King Bagyidaw ordered a near-complete withdrawal from the western front—Bandula from Arakan and Bengal, and Uzana from Assam, Cachar, and Jaintia to meet the British in Yangon. In August, in the midst of monsoon season, Bandula and his army crossed the Arakan Yoma. Moving tens of thousands of men over the 3,000-foot-high Arakan hills, or 10,000-foot-high Assamese ranges, heavily forested with only narrow footpaths and open to attack by tigers and leopards, would have been difficult even in mild weather conditions. The King later granted both Bandula and Uzana the title Agga Maha Thenapati (Aggramahāsenāpati) equivalent to Field Marshal, the highest possible military rank. Bandula was also made the governor of Sittaung.
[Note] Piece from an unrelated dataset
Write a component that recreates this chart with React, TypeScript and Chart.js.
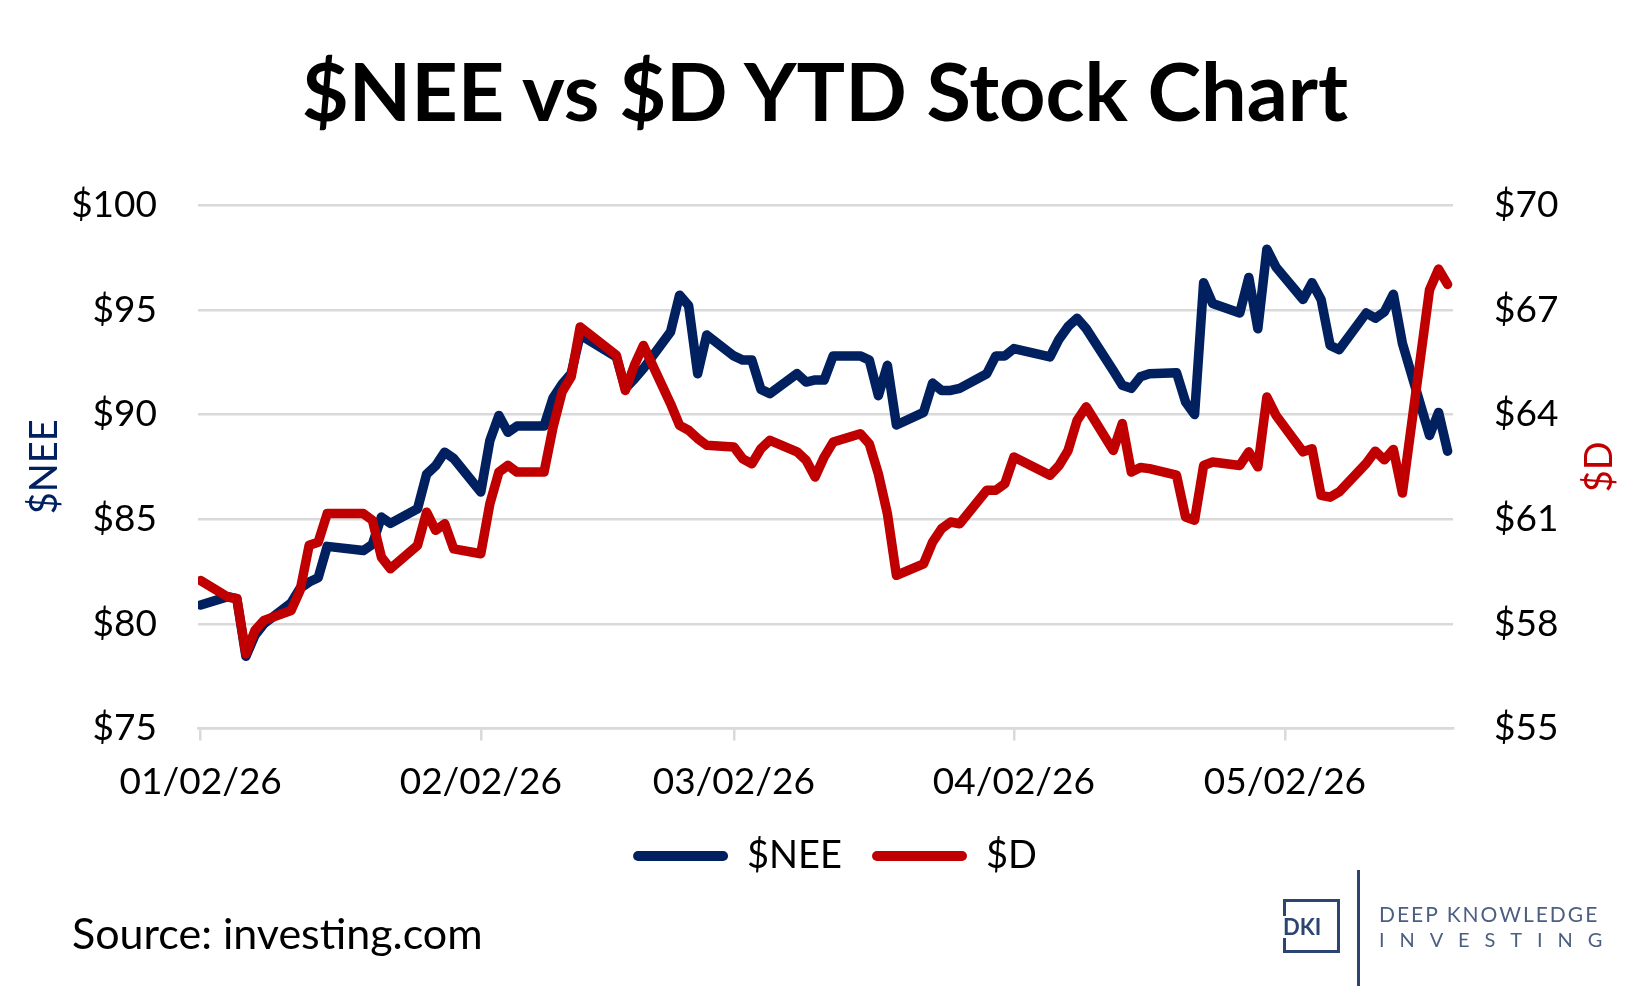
import { useEffect, useRef } from 'react'
import { Chart, registerables } from 'chart.js'
import type { Plugin } from 'chart.js'

Chart.register(...registerables)

const NAVY = '#002060'
const RED = '#C00000'
const GRID = '#D9D9D9'
const FONT = 'Lato, "Open Sans", sans-serif'

// trading days, 2026 YTD
const dates = [
  '2026-01-02', '2026-01-05', '2026-01-06', '2026-01-07', '2026-01-08', '2026-01-09',
  '2026-01-12', '2026-01-13', '2026-01-14', '2026-01-15', '2026-01-16',
  '2026-01-20', '2026-01-21', '2026-01-22', '2026-01-23',
  '2026-01-26', '2026-01-27', '2026-01-28', '2026-01-29', '2026-01-30',
  '2026-02-02', '2026-02-03', '2026-02-04', '2026-02-05', '2026-02-06',
  '2026-02-09', '2026-02-10', '2026-02-11', '2026-02-12', '2026-02-13',
  '2026-02-17', '2026-02-18', '2026-02-19', '2026-02-20',
  '2026-02-23', '2026-02-24', '2026-02-25', '2026-02-26', '2026-02-27',
  '2026-03-02', '2026-03-03', '2026-03-04', '2026-03-05', '2026-03-06',
  '2026-03-09', '2026-03-10', '2026-03-11', '2026-03-12', '2026-03-13',
  '2026-03-16', '2026-03-17', '2026-03-18', '2026-03-19', '2026-03-20',
  '2026-03-23', '2026-03-24', '2026-03-25', '2026-03-26', '2026-03-27',
  '2026-03-30', '2026-03-31', '2026-04-01', '2026-04-02',
  '2026-04-06', '2026-04-07', '2026-04-08', '2026-04-09', '2026-04-10',
  '2026-04-13', '2026-04-14', '2026-04-15', '2026-04-16', '2026-04-17',
  '2026-04-20', '2026-04-21', '2026-04-22', '2026-04-23', '2026-04-24',
  '2026-04-27', '2026-04-28', '2026-04-29', '2026-04-30', '2026-05-01',
  '2026-05-04', '2026-05-05', '2026-05-06', '2026-05-07', '2026-05-08',
  '2026-05-11', '2026-05-12', '2026-05-13', '2026-05-14', '2026-05-15',
  '2026-05-18', '2026-05-19', '2026-05-20'
]

const neeClose = [
  80.9, 81.3, 81.2, 78.45, 79.45, 80.0,
  81.0, 81.7, 82.0, 82.2, 83.7,
  83.5, 83.8, 85.1, 84.8,
  85.5, 87.15, 87.55, 88.2, 87.9,
  86.3, 88.75, 89.95, 89.15, 89.45,
  89.45, 90.8, 91.45, 91.95, 93.8,
  92.75, 91.25, 91.7, 92.2,
  93.95, 95.7, 95.2, 91.95, 93.8,
  92.8, 92.6, 92.6, 91.2, 91.0,
  91.95, 91.55, 91.65, 91.65, 92.8,
  92.8, 92.6, 90.9, 92.35, 89.5,
  90.1, 91.5, 91.15, 91.15, 91.25,
  91.95, 92.8, 92.8, 93.15,
  92.75, 93.6, 94.2, 94.6, 94.1,
  92.1, 91.4, 91.25, 91.8, 91.95,
  92.0, 90.6, 90.0, 96.3, 95.3,
  94.85, 96.55, 94.1, 97.9, 97.05,
  95.5, 96.3, 95.5, 93.3, 93.1,
  94.85, 94.6, 94.9, 95.75, 93.4,
  89.0, 90.1, 88.25
]

const dClose = [
  59.24, 58.77, 58.72, 57.14, 57.81, 58.1,
  58.38, 58.96, 60.25, 60.34, 61.16,
  61.16, 60.97, 59.91, 59.58,
  60.25, 61.2, 60.68, 60.87, 60.15,
  60.01, 61.44, 62.35, 62.54, 62.35,
  62.35, 63.64, 64.65, 65.08, 66.51,
  65.7, 64.69, 65.41, 65.98,
  64.31, 63.69, 63.55, 63.31, 63.12,
  63.07, 62.73, 62.59, 63.02, 63.26,
  62.93, 62.69, 62.21, 62.78, 63.21,
  63.45, 63.16, 62.3, 61.16, 59.39,
  59.72, 60.34, 60.73, 60.92, 60.87,
  61.83, 61.83, 62.02, 62.78,
  62.26, 62.54, 62.97, 63.83, 64.22,
  62.97, 63.74, 62.35, 62.48, 62.45,
  62.26, 61.06, 60.97, 62.54, 62.64,
  62.54, 62.93, 62.5, 64.5, 63.98,
  62.93, 63.02, 61.68, 61.63, 61.78,
  62.6, 62.95, 62.7, 63.0, 61.75,
  67.57, 68.17, 67.73
]

const tickDates = ['2026-01-02', '2026-02-02', '2026-03-02', '2026-04-02', '2026-05-02']
const tickLabels = ['01/02/26', '02/02/26', '03/02/26', '04/02/26', '05/02/26']

const neeTicks = [75, 80, 85, 90, 95, 100]
const dTicks = [55, 58, 61, 64, 67, 70]

const DAY_MS = 86400000
const startMs = Date.parse(dates[0])
const dayOf = (d: string) => (Date.parse(d) - startMs) / DAY_MS

// Excel-style right axis title reads bottom to top, Chart.js would rotate it the other way
const rightTitle: Plugin<'line'> = {
  id: 'rightTitle',
  afterDraw(chart) {
    const s = chart.scales.y1
    const { ctx, chartArea } = chart
    ctx.save()
    ctx.translate(s.right - 50, (chartArea.top + chartArea.bottom) / 2)
    ctx.rotate(-Math.PI / 2)
    ctx.font = `38px ${FONT}`
    ctx.fillStyle = RED
    ctx.textAlign = 'center'
    ctx.textBaseline = 'middle'
    ctx.fillText('$D', 0, 0)
    ctx.restore()
  }
}

function StockChart() {
  const canvasRef = useRef<HTMLCanvasElement>(null)

  useEffect(() => {
    const canvas = canvasRef.current
    if (!canvas) return

    const tickFont = { family: FONT, size: 37 }
    const last = dayOf(dates[dates.length - 1])

    const chart = new Chart(canvas, {
      type: 'line',
      data: {
        datasets: [
          {
            label: '$NEE',
            data: dates.map((d, i) => ({ x: dayOf(d), y: neeClose[i] })),
            borderColor: NAVY,
            backgroundColor: NAVY,
            borderWidth: 9.5,
            pointRadius: 0,
            tension: 0,
            borderJoinStyle: 'round',
            borderCapStyle: 'round',
            yAxisID: 'y',
            order: 2
          },
          {
            label: '$D',
            data: dates.map((d, i) => ({ x: dayOf(d), y: dClose[i] })),
            borderColor: RED,
            backgroundColor: RED,
            borderWidth: 9.5,
            pointRadius: 0,
            tension: 0,
            borderJoinStyle: 'round',
            borderCapStyle: 'round',
            yAxisID: 'y1',
            order: 1
          }
        ]
      },
      options: {
        responsive: true,
        maintainAspectRatio: false,
        animation: false,
        events: [],
        // top of the plot comes from the y tick padding, so only the bottom is set here
        layout: { padding: { top: 20, left: 20, right: 0, bottom: 27 } },
        plugins: {
          tooltip: { enabled: false },
          legend: {
            position: 'bottom',
            labels: {
              color: '#000',
              font: { family: FONT, size: 38 },
              boxWidth: 95,
              boxHeight: 10,
              padding: 30,
              useBorderRadius: true,
              borderRadius: 5,
              sort: (a, b) => a.datasetIndex - b.datasetIndex,
              generateLabels: (c) =>
                Chart.defaults.plugins.legend.labels.generateLabels(c).map((l) => ({
                  ...l,
                  lineWidth: 0,
                  fillStyle: l.strokeStyle
                }))
            }
          }
        },
        scales: {
          x: {
            type: 'linear',
            min: -0.3,
            max: last + 0.6,
            afterBuildTicks: (s) => {
              s.ticks = tickDates.map((d) => ({ value: dayOf(d) }))
            },
            afterFit: (s) => {
              s.height = 78.5
            },
            ticks: {
              autoSkip: false,
              maxRotation: 0,
              color: '#000',
              font: tickFont,
              padding: 19,
              callback: (_v, i) => tickLabels[i]
            },
            grid: {
              drawOnChartArea: false,
              drawTicks: true,
              tickLength: 12,
              color: GRID,
              lineWidth: 2.5
            },
            border: { display: true, color: GRID, width: 2.5 }
          },
          y: {
            position: 'left',
            min: neeTicks[0],
            max: neeTicks[neeTicks.length - 1],
            afterFit: (s) => {
              s.width = 178
            },
            ticks: {
              stepSize: 5,
              color: '#000',
              font: tickFont,
              padding: 41,
              callback: (v) => '$' + v
            },
            grid: { color: GRID, lineWidth: 2.5, drawTicks: false },
            border: { display: false },
            title: {
              display: true,
              text: '$NEE',
              color: NAVY,
              font: { family: FONT, size: 38 },
              padding: { top: 2, bottom: 0 }
            }
          },
          y1: {
            position: 'right',
            min: dTicks[0],
            max: dTicks[dTicks.length - 1],
            afterFit: (s) => {
              s.width = 197
            },
            ticks: {
              stepSize: 3,
              color: '#000',
              font: tickFont,
              padding: 41,
              callback: (v) => '$' + v
            },
            grid: { display: false, drawTicks: false },
            border: { display: false }
          }
        }
      },
      plugins: [rightTitle]
    })

    return () => chart.destroy()
  }, [])

  return (
    <div style={{ position: 'absolute', left: 0, top: 141.8, width: 1650, height: 770 }}>
      <canvas ref={canvasRef} />
    </div>
  )
}

function Logo() {
  const dark = '#2B4570'
  return (
    <div style={{ position: 'absolute', left: 1283, top: 870, width: 340, height: 116 }}>
      <div
        style={{
          position: 'absolute', left: 0, top: 29, width: 57, height: 54,
          border: `3px solid ${dark}`, boxSizing: 'border-box'
        }}
      />
      <div
        style={{
          position: 'absolute', left: 0, top: 46, background: '#fff', color: dark,
          font: `bold 22px ${FONT}`, lineHeight: '22px', paddingRight: 1
        }}
      >
        DKI
      </div>
      <div style={{ position: 'absolute', left: 74, top: 0, width: 3, height: 116, background: dark }} />
      <div
        style={{
          position: 'absolute', left: 96, top: 33, color: '#4B5F82', whiteSpace: 'nowrap',
          font: `21px ${FONT}`, lineHeight: '21px', letterSpacing: '2px'
        }}
      >
        DEEP KNOWLEDGE
      </div>
      <div
        style={{
          position: 'absolute', left: 96, top: 59, color: '#4B5F82', whiteSpace: 'nowrap',
          font: `20px ${FONT}`, lineHeight: '20px', letterSpacing: '14.9px'
        }}
      >
        INVESTING
      </div>
    </div>
  )
}

export default function App() {
  return (
    <div
      style={{
        position: 'absolute', left: 0, top: 0, width: 1650, height: 996,
        background: '#fff', fontFamily: FONT, color: '#000', overflow: 'hidden'
      }}
    >
      <div
        style={{
          position: 'absolute', left: 0, top: 49, width: 1650, textAlign: 'center',
          font: `bold 81px ${FONT}`, lineHeight: '81px'
        }}
      >
        $NEE vs $D YTD Stock Chart
      </div>
      <StockChart />
      <div
        style={{
          position: 'absolute', left: 72, top: 911, whiteSpace: 'nowrap',
          font: `43px ${FONT}`, lineHeight: '43px'
        }}
      >
        Source: investing.com
      </div>
      <Logo />
    </div>
  )
}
By November, Bandula commanded a large army outside Yangon. There is great disparancy of the numbers ranging from 30,000 to 60,000 (mostly from British sources). Terrance Blackburn had discussed the numbers, and felt that Campbell had exaggerated the Burmese numbers in his reports to imply that the British only needed a few to vanquish a vast horde sent against them. According to the Burmese royal chronicles, the number was around 16,000.

Bandula believed that he could take the British force head-on. Although the Burmese were numerically superior, only around half the army were musketeers, with the rest bring armed with spears and swords. The Burmese cannons fired only balls, whereas the British cannons fired exploding shells. Unbeknown to him, the British had just received the first shipment of Congreve rockets, a new weapon which the Burmese had never seen before. More ominously for the Burmese, the speedy march through the hilly regions of Rakhine Yoma and Assamese ranges had left their troops exhausted.

On 30 November, in what turned out be the biggest mistake of his career, Bandula ordered a frontal attack on British positions. The British, with their superior weaponry, withstood several Burmese charges at the Shwedagon fort, cutting down men by the thousands. By 7 December, the British troops, supported by rocket fire, began to gain the upper hand. On 15 December, the Burmese were driven out of their last remaining stronghold at Kokine.

In the end, only 7,000 of the 16,000 Burmese soldiers returned to the royal army. Campbell's despatches stated the Burmese suffered some 6,000 casualties over the 15 day battle. The rest of the Burmese army, most of them conscripts, fled and returned to their homes. The British losses were considered heavy in proportion as well: 40 officers and 500 other ranks were killed or wounded in combat with a much larger number, around 1,200, ill from disease.